Video Game Review: Scott Pilgrim vs. The World: The Game – Complete Edition
Time to dish out some beatings.
For a while it seemed that 2010’s Scott Pilgrim vs. The World would end up a forgotten relic of the 360/PS3 era as the game was delisted not terribly long after its launch. Fans would not have it, though, and after enough virtual badgering, Ubisoft has finally brought the game to Xbox One and PlayStation 4 audiences as Scott Pilgrim vs. The World: The Game – Complete Edition.
Scott Pilgrim has fairly simple controls, which stumble a bit because of the Xbox One’s d-pad (even on the Elite controller). It’s so shaky that we quickly abandoned it and went with the analog stick, which isn’t ideal for this style of gaming. The result was that we simply didn’t bother attempting some of the moves we unlocked as we leveled up, instead opting to go with combos we knew were both effective and consistently executable. Even with those limitations, though, there was still a solid repertoire to choose from.
Just as it did a decade ago, Scott Pilgrim vs. the World delivers quality throwback visuals. The developers clearly drew inspiration from previous eras when crafting this game as traveling across its seven levels is a nostalgia-filled romp with dozens of moments that made us think of titles we grew up playing. Each stage is wholly unique and filled with all manner of bizarre (and often comical) enemies. The OST fits like a glove as well with its fantastic pulse-pounding tunes.

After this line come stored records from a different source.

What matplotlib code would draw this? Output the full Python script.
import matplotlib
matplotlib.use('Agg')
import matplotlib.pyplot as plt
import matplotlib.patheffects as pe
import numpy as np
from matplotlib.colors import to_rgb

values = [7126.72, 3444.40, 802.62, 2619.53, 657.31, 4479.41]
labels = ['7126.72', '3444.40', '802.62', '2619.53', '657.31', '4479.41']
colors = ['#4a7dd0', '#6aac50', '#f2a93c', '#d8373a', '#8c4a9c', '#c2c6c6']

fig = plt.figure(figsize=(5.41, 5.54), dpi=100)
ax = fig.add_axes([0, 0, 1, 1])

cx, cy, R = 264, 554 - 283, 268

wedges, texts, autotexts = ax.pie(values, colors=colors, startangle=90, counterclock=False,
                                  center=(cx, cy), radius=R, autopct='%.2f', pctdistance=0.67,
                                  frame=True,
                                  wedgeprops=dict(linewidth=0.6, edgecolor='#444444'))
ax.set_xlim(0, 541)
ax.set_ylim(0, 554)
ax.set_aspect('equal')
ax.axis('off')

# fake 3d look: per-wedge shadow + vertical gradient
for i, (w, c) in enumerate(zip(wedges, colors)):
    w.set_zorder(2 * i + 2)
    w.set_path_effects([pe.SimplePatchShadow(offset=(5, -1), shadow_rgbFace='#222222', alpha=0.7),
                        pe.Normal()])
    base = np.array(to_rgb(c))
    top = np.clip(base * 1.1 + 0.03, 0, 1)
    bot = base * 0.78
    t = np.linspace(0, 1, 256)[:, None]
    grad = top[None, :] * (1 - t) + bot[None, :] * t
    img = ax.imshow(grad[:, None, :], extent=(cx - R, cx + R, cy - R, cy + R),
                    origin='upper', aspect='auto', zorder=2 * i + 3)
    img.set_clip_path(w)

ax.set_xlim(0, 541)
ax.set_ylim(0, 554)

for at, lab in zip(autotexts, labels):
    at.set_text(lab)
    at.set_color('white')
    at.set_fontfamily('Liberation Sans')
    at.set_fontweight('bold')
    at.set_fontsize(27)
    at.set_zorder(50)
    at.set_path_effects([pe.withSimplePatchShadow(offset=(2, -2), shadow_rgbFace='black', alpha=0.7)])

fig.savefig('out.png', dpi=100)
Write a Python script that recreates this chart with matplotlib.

Scott Pilgrim is in love with Ramona Flowers. The only problem is that to date her he’ll need to defeat her seven evil exes along with a boatload of cronies. A side-scrolling beat ’em up that borrows heavily from River City Ransom (one of our all-time favourites), Scott Pilgrim vs. the World will challenge you with an onslaught of foes from start to finish while sprinkling in some memorable boss fights.

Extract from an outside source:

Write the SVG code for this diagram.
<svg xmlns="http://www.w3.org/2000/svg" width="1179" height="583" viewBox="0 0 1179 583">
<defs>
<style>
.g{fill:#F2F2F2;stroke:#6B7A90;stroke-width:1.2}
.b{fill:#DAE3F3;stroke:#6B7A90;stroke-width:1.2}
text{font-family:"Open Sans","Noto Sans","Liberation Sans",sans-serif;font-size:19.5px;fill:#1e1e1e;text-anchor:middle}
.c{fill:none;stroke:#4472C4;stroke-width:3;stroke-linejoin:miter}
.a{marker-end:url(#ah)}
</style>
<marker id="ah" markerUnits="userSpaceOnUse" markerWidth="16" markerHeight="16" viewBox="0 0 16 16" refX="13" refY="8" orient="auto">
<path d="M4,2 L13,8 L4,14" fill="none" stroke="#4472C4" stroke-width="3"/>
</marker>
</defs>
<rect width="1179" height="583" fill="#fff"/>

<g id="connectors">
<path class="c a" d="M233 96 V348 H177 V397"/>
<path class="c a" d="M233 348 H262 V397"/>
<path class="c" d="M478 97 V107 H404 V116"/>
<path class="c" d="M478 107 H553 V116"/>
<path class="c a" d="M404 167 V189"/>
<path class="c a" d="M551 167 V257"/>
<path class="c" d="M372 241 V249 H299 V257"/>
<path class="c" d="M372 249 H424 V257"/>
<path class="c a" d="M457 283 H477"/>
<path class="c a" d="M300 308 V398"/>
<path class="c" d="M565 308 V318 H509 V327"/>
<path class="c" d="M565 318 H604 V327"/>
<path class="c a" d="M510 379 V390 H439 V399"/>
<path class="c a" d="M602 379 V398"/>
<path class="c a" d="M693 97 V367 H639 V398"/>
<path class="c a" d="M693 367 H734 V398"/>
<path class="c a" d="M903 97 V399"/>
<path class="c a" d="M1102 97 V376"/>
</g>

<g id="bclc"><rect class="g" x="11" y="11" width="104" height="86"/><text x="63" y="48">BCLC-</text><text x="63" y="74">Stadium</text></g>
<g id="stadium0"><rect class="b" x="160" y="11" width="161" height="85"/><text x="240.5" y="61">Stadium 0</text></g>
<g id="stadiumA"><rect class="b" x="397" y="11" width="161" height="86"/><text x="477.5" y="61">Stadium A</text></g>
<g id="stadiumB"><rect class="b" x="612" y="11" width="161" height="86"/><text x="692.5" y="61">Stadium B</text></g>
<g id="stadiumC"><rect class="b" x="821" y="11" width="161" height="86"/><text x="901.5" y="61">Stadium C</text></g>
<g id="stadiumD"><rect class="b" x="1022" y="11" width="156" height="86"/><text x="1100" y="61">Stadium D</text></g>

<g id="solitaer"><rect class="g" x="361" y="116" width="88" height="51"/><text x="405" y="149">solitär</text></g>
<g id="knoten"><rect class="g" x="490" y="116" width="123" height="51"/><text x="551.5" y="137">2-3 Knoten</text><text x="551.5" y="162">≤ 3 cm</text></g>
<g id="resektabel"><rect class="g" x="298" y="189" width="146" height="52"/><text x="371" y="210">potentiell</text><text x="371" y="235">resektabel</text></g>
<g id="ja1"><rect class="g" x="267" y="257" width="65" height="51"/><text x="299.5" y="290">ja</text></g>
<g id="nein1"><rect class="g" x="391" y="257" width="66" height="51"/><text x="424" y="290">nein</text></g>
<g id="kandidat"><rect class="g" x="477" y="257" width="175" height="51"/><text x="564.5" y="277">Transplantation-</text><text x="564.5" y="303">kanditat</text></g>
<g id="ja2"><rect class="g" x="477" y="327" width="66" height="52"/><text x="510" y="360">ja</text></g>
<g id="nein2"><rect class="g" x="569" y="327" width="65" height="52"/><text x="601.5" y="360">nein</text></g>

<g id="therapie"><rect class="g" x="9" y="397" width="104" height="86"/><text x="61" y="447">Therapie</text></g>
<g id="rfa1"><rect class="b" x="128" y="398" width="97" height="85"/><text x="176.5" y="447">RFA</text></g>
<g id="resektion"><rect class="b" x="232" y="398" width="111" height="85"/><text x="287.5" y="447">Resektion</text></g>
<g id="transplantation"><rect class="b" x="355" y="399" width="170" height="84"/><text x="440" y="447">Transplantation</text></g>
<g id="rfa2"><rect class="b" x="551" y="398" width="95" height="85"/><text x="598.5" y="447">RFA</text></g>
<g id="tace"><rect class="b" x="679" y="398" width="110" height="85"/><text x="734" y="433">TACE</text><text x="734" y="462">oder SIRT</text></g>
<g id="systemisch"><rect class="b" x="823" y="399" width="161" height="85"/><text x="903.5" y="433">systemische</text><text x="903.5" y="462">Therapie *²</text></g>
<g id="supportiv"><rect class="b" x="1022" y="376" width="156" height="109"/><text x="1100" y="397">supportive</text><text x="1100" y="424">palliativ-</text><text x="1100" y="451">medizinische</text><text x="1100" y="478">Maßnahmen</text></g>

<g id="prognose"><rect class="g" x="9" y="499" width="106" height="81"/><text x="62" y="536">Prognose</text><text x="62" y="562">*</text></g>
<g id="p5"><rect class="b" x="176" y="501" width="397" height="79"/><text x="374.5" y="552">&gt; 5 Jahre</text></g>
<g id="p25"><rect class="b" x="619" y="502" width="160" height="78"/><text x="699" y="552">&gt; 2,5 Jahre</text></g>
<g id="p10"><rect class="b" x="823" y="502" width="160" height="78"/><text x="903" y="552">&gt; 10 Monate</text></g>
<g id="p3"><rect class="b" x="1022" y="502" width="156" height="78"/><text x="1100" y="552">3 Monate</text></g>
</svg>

This is more than just a basic button mashing game, however, as each level contains shops in which you can spend your hard-earned money (as in real life, defeated foes drop coins) on a variety of foods, books, records and other items. Each purchase will have a positive effect on your character’s attributes, though you’ll actually need to buy them to discover what that is. You’ll also learn new moves as you gain experience, and given the game’s difficulty on even the lowest setting you’ll undoubtedly end up doing some grinding to upgrade your skills.
As you’d expect, this version includes all of the original’s post-launch DLC, which means you’ll have access to Knives Chau (via Ubisoft Connect) and Wallace Wells as playable characters as well as some secondary modes like dodge ball and survival horror. This also means online multiplayer, which was not available when the game first launched, as there’s now drop-in, drop-out available for up to four players. Couch co-op is also still a thing.
This is the preferred way to play as later levels have situations in which you can get overwhelmed by enemies that delight in unleashing cheap tactics like attacking from off screen or trapping you in a corner while pounding the crap out of you. Adding players rectifies that in many cases, and even if you do fall, they’re able to revive you. Playing co-operatively greatly reduces the number of controller wringing moments.
Given that it was a retro game when it launched, Scott Pilgrim vs. The World: The Game – Complete Edition doesn’t suffer any adverse affects from the decade-plus between then and now. It’s still a fun, challenging beat ’em up that fans of the genre can enjoy once again.